An investor noted that for many buysiders the discussions are still centred on IPO price, which was tricky for Autodoc given Apollo’s 2024 minority acquisition which valued the business at EUR 2.3bn, the bottom of the IPO range.

“For everything that is trying to come to market the key is to price conservatively, if that happens then most of these deals can get done,” the investor said.

There are still some listings that could price before August.

Spanish gaming company Cirsa began investor education on 18 June for a listing and German Med-tech business BrainLab is set to close books on 1 July on its Frankfurt IPO.

In the same week that Autodoc postponed its IPO, Swedish gaming company Hacksaw, wrapped its Stockholm listing raising SEK 3.3bn (USD 351.9m) at SEK 77 a share, a price the investor called “very conservative”.

That said, market participants pointed to Autodoc’s difficulties as being part of a wider structural trend for European IPOs.

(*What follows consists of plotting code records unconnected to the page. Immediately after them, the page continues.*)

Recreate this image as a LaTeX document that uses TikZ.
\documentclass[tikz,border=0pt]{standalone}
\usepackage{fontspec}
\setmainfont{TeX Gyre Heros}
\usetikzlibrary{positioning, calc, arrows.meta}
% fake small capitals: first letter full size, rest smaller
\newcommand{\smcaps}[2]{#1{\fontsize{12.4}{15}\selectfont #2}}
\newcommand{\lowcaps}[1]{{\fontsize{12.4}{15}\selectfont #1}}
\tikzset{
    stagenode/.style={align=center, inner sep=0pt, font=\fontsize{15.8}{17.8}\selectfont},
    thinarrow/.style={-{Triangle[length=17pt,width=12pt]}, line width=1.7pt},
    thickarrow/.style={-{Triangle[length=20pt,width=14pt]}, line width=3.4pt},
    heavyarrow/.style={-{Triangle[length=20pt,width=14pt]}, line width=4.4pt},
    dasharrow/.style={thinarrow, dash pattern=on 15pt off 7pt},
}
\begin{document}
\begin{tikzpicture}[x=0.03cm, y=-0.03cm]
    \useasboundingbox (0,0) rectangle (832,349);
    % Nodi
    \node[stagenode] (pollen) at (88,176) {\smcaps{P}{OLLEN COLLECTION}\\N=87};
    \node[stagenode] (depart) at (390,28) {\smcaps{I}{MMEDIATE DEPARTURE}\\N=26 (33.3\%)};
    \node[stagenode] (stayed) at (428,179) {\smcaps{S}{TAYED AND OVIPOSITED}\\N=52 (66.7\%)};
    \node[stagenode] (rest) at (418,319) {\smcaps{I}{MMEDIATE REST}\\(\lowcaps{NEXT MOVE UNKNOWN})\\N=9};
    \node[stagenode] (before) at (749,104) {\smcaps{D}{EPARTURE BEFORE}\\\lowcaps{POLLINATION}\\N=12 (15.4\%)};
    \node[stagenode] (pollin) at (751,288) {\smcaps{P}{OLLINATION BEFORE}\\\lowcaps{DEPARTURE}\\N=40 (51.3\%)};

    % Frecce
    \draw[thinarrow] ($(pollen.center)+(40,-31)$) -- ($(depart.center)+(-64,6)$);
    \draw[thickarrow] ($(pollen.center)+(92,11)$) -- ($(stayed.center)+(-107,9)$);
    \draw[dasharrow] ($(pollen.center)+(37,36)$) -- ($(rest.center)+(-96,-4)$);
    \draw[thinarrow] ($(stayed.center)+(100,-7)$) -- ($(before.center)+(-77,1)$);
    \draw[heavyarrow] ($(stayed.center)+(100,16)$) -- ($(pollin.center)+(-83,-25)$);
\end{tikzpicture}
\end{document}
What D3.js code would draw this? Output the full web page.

“A lot of investors have been caught off guard by the speed of the market rebound and, in that light, there still needs to be a lot of conviction for them to buy something and that was an issue for Autodoc,” said a second ECM banker.

Public market gap

Nervousness around IPO investing is not carrying through to listed follow-ons. In June, there has been USD 12.4bn of deal volumes in already listed stocks compared with just USD 820m of priced IPO paper.

A graph of blue and green lines

AI-generated content may be incorrect.

Source: Dealogic

“It is quite striking how big the gap is at the moment between what you can get done in the listed market and what can’t be done in the IPO market,” said the second banker. “But then when you have a block trade, hedge funds can do a lot of fundamental analysis on a deal to give themselves the conviction to hold it over a short period, you can’t do the same thing with an IPO.”

The investor concurred, noting that, even with markets higher, investors are still being highly cautious around risk, he pointed to recent turmoil in the Middle East, tariff deadlines expiring in July and the rising cost of US debt as reasons why the buyside was happier leaning into familiar stocks over an unknown IPO.

But the first banker expressed some frustration that even with highly motivated sellers and favourable markets investors were, in many cases, still being highly sensitive, even on block pricing.

Dealogic’s Price of Liquidity pricing metrics, which analyses block trade pricing by comparing the size of discount to the size of stake sold, shows a slight tightening of general European block trade pricing in June, but the results are highly disparate with the weighted averages influenced by larger deals.

Apollo’s final sale in Lottomatica, for example, garnered EUR 1.2bn for the sponsor, after it sold a 21.28% stake at a tight 4.42% discount on 17 June, driven by a large anchor order as reported previously by this news service, a PoL ratio of -0.21x the percentage stake sold.

Sellers on fellow Milan-listed stock Technoprobe had to be more generous to investors in a EUR 70m sale on 10 June. The sellers sold a 1.53% stake at a 6.92% discount, a PoL ratio of -4.52x the size of stake sold, the most expensive trade for a seller in June in terms of its PoL ratio.

“Whether you’re looking at a traditional IPO or an accelerated process, you’re certainly dealing with the same pool of increasingly selective institutional investors who have the luxury of being extraordinarily picky in this environment,” said the first banker.

European ECM remains a buyers’ market.